**REQUIREMENT:** Across the material below, how many lines contain the word "chart"? Give only the number.

--- start INPUT DATA ---

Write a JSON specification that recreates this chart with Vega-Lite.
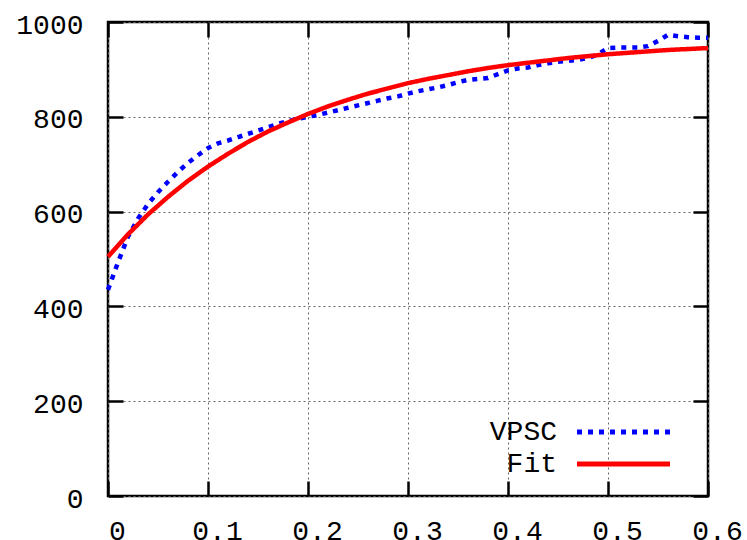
{
  "$schema": "https://vega.github.io/schema/vega-lite/v6.json",
  "width": 600,
  "height": 474,
  "autosize": {"type": "none"},
  "padding": {"left": 108, "top": 22, "right": 39, "bottom": 44},
  "background": "white",
  "config": {
    "view": {"stroke": "black", "strokeWidth": 2.5},
    "font": "Liberation Mono",
    "axis": {
      "domain": false,
      "tickColor": "black",
      "tickWidth": 2.5,
      "tickSize": -15,
      "labelFont": "Liberation Mono",
      "labelFontSize": 28,
      "labelColor": "black",
      "labelFlush": false,
      "labelOverlap": false,
      "labelBound": false,
      "gridColor": "#666666",
      "gridDash": [2, 3],
      "gridWidth": 1,
      "gridOpacity": 1,
      "title": null
    },
    "legend": {
      "orient": "none",
      "legendX": 497.5,
      "legendY": 392,
      "symbolType": "M-3,0H3",
      "symbolSize": 961,
      "symbolStrokeWidth": 5,
      "labelAlign": "right",
      "labelOffset": -84.5,
      "labelFont": "Liberation Mono",
      "labelFontSize": 28,
      "labelColor": "black",
      "rowPadding": 0,
      "title": null
    }
  },
  "data": {
    "values": [
      {"x": 0.00, "y": 435, "series": "VPSC"},
      {"x": 0.01, "y": 493, "series": "VPSC"},
      {"x": 0.02, "y": 547, "series": "VPSC"},
      {"x": 0.03, "y": 585, "series": "VPSC"},
      {"x": 0.04, "y": 616, "series": "VPSC"},
      {"x": 0.05, "y": 641, "series": "VPSC"},
      {"x": 0.06, "y": 663, "series": "VPSC"},
      {"x": 0.07, "y": 684, "series": "VPSC"},
      {"x": 0.08, "y": 703, "series": "VPSC"},
      {"x": 0.09, "y": 719, "series": "VPSC"},
      {"x": 0.10, "y": 734, "series": "VPSC"},
      {"x": 0.11, "y": 744, "series": "VPSC"},
      {"x": 0.12, "y": 750, "series": "VPSC"},
      {"x": 0.13, "y": 757, "series": "VPSC"},
      {"x": 0.14, "y": 764, "series": "VPSC"},
      {"x": 0.15, "y": 771, "series": "VPSC"},
      {"x": 0.16, "y": 778, "series": "VPSC"},
      {"x": 0.17, "y": 785, "series": "VPSC"},
      {"x": 0.18, "y": 791, "series": "VPSC"},
      {"x": 0.19, "y": 796, "series": "VPSC"},
      {"x": 0.20, "y": 800, "series": "VPSC"},
      {"x": 0.21, "y": 804, "series": "VPSC"},
      {"x": 0.22, "y": 809, "series": "VPSC"},
      {"x": 0.23, "y": 814, "series": "VPSC"},
      {"x": 0.24, "y": 819, "series": "VPSC"},
      {"x": 0.25, "y": 824, "series": "VPSC"},
      {"x": 0.26, "y": 829, "series": "VPSC"},
      {"x": 0.27, "y": 834, "series": "VPSC"},
      {"x": 0.28, "y": 839, "series": "VPSC"},
      {"x": 0.29, "y": 843, "series": "VPSC"},
      {"x": 0.30, "y": 849, "series": "VPSC"},
      {"x": 0.31, "y": 854, "series": "VPSC"},
      {"x": 0.32, "y": 858, "series": "VPSC"},
      {"x": 0.33, "y": 862, "series": "VPSC"},
      {"x": 0.34, "y": 867, "series": "VPSC"},
      {"x": 0.35, "y": 873, "series": "VPSC"},
      {"x": 0.36, "y": 878, "series": "VPSC"},
      {"x": 0.37, "y": 880, "series": "VPSC"},
      {"x": 0.38, "y": 882, "series": "VPSC"},
      {"x": 0.39, "y": 890, "series": "VPSC"},
      {"x": 0.40, "y": 898, "series": "VPSC"},
      {"x": 0.41, "y": 902, "series": "VPSC"},
      {"x": 0.42, "y": 904, "series": "VPSC"},
      {"x": 0.43, "y": 909, "series": "VPSC"},
      {"x": 0.44, "y": 913, "series": "VPSC"},
      {"x": 0.45, "y": 916, "series": "VPSC"},
      {"x": 0.46, "y": 918, "series": "VPSC"},
      {"x": 0.47, "y": 920, "series": "VPSC"},
      {"x": 0.48, "y": 924, "series": "VPSC"},
      {"x": 0.49, "y": 932, "series": "VPSC"},
      {"x": 0.50, "y": 945, "series": "VPSC"},
      {"x": 0.51, "y": 946, "series": "VPSC"},
      {"x": 0.52, "y": 946, "series": "VPSC"},
      {"x": 0.53, "y": 946, "series": "VPSC"},
      {"x": 0.54, "y": 949, "series": "VPSC"},
      {"x": 0.55, "y": 960, "series": "VPSC"},
      {"x": 0.56, "y": 973, "series": "VPSC"},
      {"x": 0.57, "y": 970, "series": "VPSC"},
      {"x": 0.58, "y": 968, "series": "VPSC"},
      {"x": 0.59, "y": 967, "series": "VPSC"},
      {"x": 0.60, "y": 967, "series": "VPSC"},
      {"x": 0.00, "y": 505, "series": "Fit"},
      {"x": 0.02, "y": 552, "series": "Fit"},
      {"x": 0.04, "y": 594, "series": "Fit"},
      {"x": 0.06, "y": 631, "series": "Fit"},
      {"x": 0.08, "y": 665, "series": "Fit"},
      {"x": 0.10, "y": 695, "series": "Fit"},
      {"x": 0.12, "y": 722, "series": "Fit"},
      {"x": 0.14, "y": 747, "series": "Fit"},
      {"x": 0.16, "y": 769, "series": "Fit"},
      {"x": 0.18, "y": 788, "series": "Fit"},
      {"x": 0.20, "y": 806, "series": "Fit"},
      {"x": 0.22, "y": 822, "series": "Fit"},
      {"x": 0.24, "y": 836, "series": "Fit"},
      {"x": 0.26, "y": 849, "series": "Fit"},
      {"x": 0.28, "y": 860, "series": "Fit"},
      {"x": 0.30, "y": 871, "series": "Fit"},
      {"x": 0.32, "y": 880, "series": "Fit"},
      {"x": 0.34, "y": 888, "series": "Fit"},
      {"x": 0.36, "y": 896, "series": "Fit"},
      {"x": 0.38, "y": 903, "series": "Fit"},
      {"x": 0.40, "y": 909, "series": "Fit"},
      {"x": 0.42, "y": 914, "series": "Fit"},
      {"x": 0.44, "y": 919, "series": "Fit"},
      {"x": 0.46, "y": 924, "series": "Fit"},
      {"x": 0.48, "y": 928, "series": "Fit"},
      {"x": 0.50, "y": 932, "series": "Fit"},
      {"x": 0.52, "y": 935, "series": "Fit"},
      {"x": 0.54, "y": 938, "series": "Fit"},
      {"x": 0.56, "y": 941, "series": "Fit"},
      {"x": 0.58, "y": 943, "series": "Fit"},
      {"x": 0.60, "y": 945, "series": "Fit"}
    ]
  },
  "layer": [
    {
      "mark": {"type": "line", "opacity": 0},
      "encoding": {
        "x": {"field": "x", "type": "quantitative", "scale": {"domain": [0, 0.6], "nice": false},
              "axis": {"orient": "top", "values": [0, 0.1, 0.2, 0.3, 0.4, 0.5, 0.6], "labels": false, "grid": false}},
        "y": {"field": "y", "type": "quantitative", "scale": {"domain": [0, 1000], "nice": false},
              "axis": {"orient": "right", "values": [0, 200, 400, 600, 800, 1000], "labels": false, "grid": false}},
        "detail": {"field": "series"}
      }
    },
    {
      "mark": {"type": "line", "strokeWidth": 4.5, "strokeCap": "butt", "strokeJoin": "miter"},
      "encoding": {
        "x": {"field": "x", "type": "quantitative",
              "axis": {"orient": "bottom", "values": [0, 0.1, 0.2, 0.3, 0.4, 0.5, 0.6], "format": ".1~f", "grid": true, "labelPadding": 36, "labelOffset": 9}},
        "y": {"field": "y", "type": "quantitative",
              "axis": {"orient": "left", "values": [0, 200, 400, 600, 800, 1000], "format": "d", "grid": true, "labelPadding": 40, "labelOffset": 3}},
        "color": {"field": "series", "type": "nominal",
                  "scale": {"domain": ["VPSC", "Fit"], "range": ["#0000ff", "#ff0000"]}},
        "strokeDash": {"field": "series", "type": "nominal",
                       "scale": {"domain": ["VPSC", "Fit"], "range": [[5, 6], [1, 0]]}}
      }
    }
  ],
  "resolve": {"axis": {"x": "independent", "y": "independent"}}
}
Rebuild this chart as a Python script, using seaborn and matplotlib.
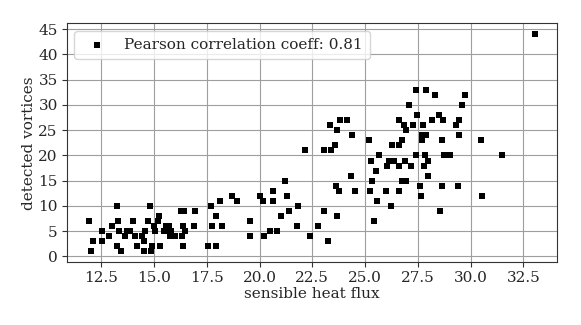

--- end INPUT DATA ---

**ANSWER TO THE TASK:** 2